Critique parue en octobre 2021 dans Bifrost n° 104

Professeur d’université à Virginia-Tech spécialisé en littérature française, Alexander Dickow est aussi traducteur, essayiste, poète et romancier. Son roman Le Premier souper, paru au printemps chez La Volte – éditeur se faisant fort de publier les livres les plus inclassables des littératures de l’Imaginaire –, s’avère tout naturellement un ovni.

Sous-titré « Fragments de mondes », Le Premier souper nous emmène tout d’abord du côté d’un peuple se nourrissant de pierres, de cailloux et autres caillasses. Pour ces humains cavernicoles, ce régime pétrivore nécessite une dentition et un tube digestif modifiés… mais la tentation de la nourriture normale est toujours présente, et la révolte gronde au moins autant que les estomacs après l’ingestion d’un aliment non-pierreux. La deuxième partie nous mène du côté de l’Empire phonide, où une véritable barrière sépare le monde des idées du monde physique. Une barrière moyennement étanche, puisqu’une lutte sans merci fait rage depuis longtemps entre les humains et ce peuple nouménal, les incursions des seconds dans le monde des premiers ayant des résultats… curieux. Un certain Ronce Albène, érudit voyageur, a rédigé un livre racontant ses pérégrinations à travers le monde. Pour sa part, Ronce est issu du peuple des aurèdes, dont les membres les plus éminents s’adonnent à l’autophagie — mais en raison de la physiologie particulière des aurèdes, ça n’est pas aussi dommageable qu’il n’y paraît. Personnage sulfureux dans cette société où se nourrir d’autre chose que soi-même est mal vu, Ronce est un individu dont l’amitié peut causer des ennuis…

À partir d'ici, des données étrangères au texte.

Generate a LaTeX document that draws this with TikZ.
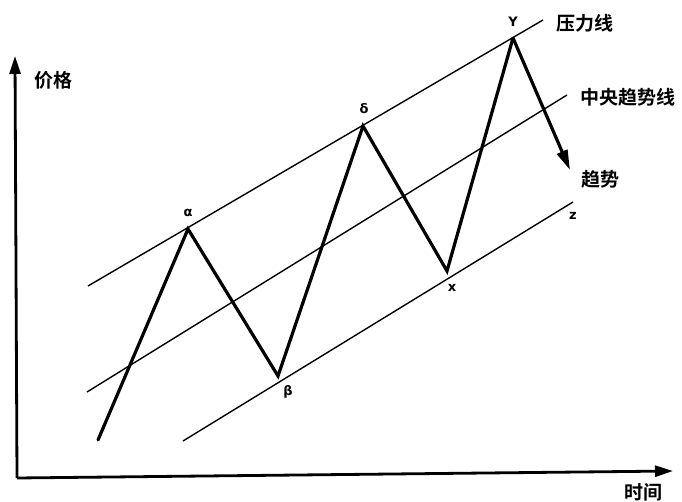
\documentclass[tikz,border=0pt]{standalone}
\usepackage{fontspec}
\newfontfamily\cjk{Noto Sans CJK SC Bold}
\newfontfamily\grk{DejaVu Sans Bold}
\usetikzlibrary{arrows.meta}
\tikzset{
  chan/.style={line width=1.4pt},
  zig/.style={line width=3.2pt, line join=miter, line cap=round},
  axis/.style={line width=2.8pt, -{Triangle[length=18pt,width=11pt]}},
  cjklab/.style={font=\cjk\fontsize{19}{19}\selectfont, inner sep=0pt},
  grklab/.style={font=\grk\fontsize{13}{13}\selectfont, inner sep=0pt},
}
\begin{document}
\begin{tikzpicture}[x=1pt,y=-1pt]
\useasboundingbox (0,0) rectangle (682,502);
% axes
\coordinate (O) at (17,478);
\coordinate (Ytop) at (15,56);
\coordinate (Xend) at (673,471);
\draw[axis] (O) -- (Ytop);
\draw[axis] (O) -- (Xend);
\node[cjklab] (lp) at (53,80) {价格};
\node[cjklab] (lt) at (643,492) {时间};
% channel lines
\coordinate (t1) at (88,286); \coordinate (t2) at (543,20);
\coordinate (m1) at (87,392); \coordinate (m2) at (567,95);
\coordinate (b1) at (183,441); \coordinate (b2) at (573,202);
\draw[chan] (t1) -- (t2);
\draw[chan] (m1) -- (m2);
\draw[chan] (b1) -- (b2);
% zigzag
\coordinate (s) at (98,440);
\coordinate (a) at (188,229);
\coordinate (b) at (278,376);
\coordinate (d) at (363,126);
\coordinate (x) at (447,271);
\coordinate (y) at (513,38);
\coordinate (e) at (570,170);
\draw[zig] (s) -- (a) -- (b) -- (d) -- (x) -- (y);
\draw[line width=3.2pt, -{Triangle[length=20pt,width=11pt]}] (y) -- (e);
% labels
\node[grklab] (la) at (188,213) {α};
\node[grklab] (lb) at (288,392) {β};
\node[grklab] (ld) at (364,109) {δ};
\node[grklab] (lx) at (452,288) {x};
\node[grklab] (ly) at (513,22) {Y};
\node[grklab] (lz) at (573,216) {z};
\node[cjklab] (n1) at (585,23) {压力线};
\node[cjklab] (n2) at (628,97) {中央趋势线};
\node[cjklab] (n3) at (600,179) {趋势};
\end{tikzpicture}
\end{document}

Rédigé dans une langue richement travaillée – la dédicace à Alain Damasio n’est pas anodine, même si le projet de Dickow a peu à voir avec l’auteur des Furtifs –, Le Premier souper est donc aussi singulier qu’il est permis de l’imaginer. Intrigues et personnages ne sont là que pour répondre aux conventions du roman, la narration se faisant un malin plaisir de varier les styles au fil de cette anthropologie alimentaire bizarre. Le résultat est aussi fascinant qu’étrange, avec une saveur qui échappe à toute classification… Mais, à l’instar des mets aux goûts les plus éloignés de nos habitudes gustatives, ce Premier souper ne plaira guère qu’aux palais les plus curieux.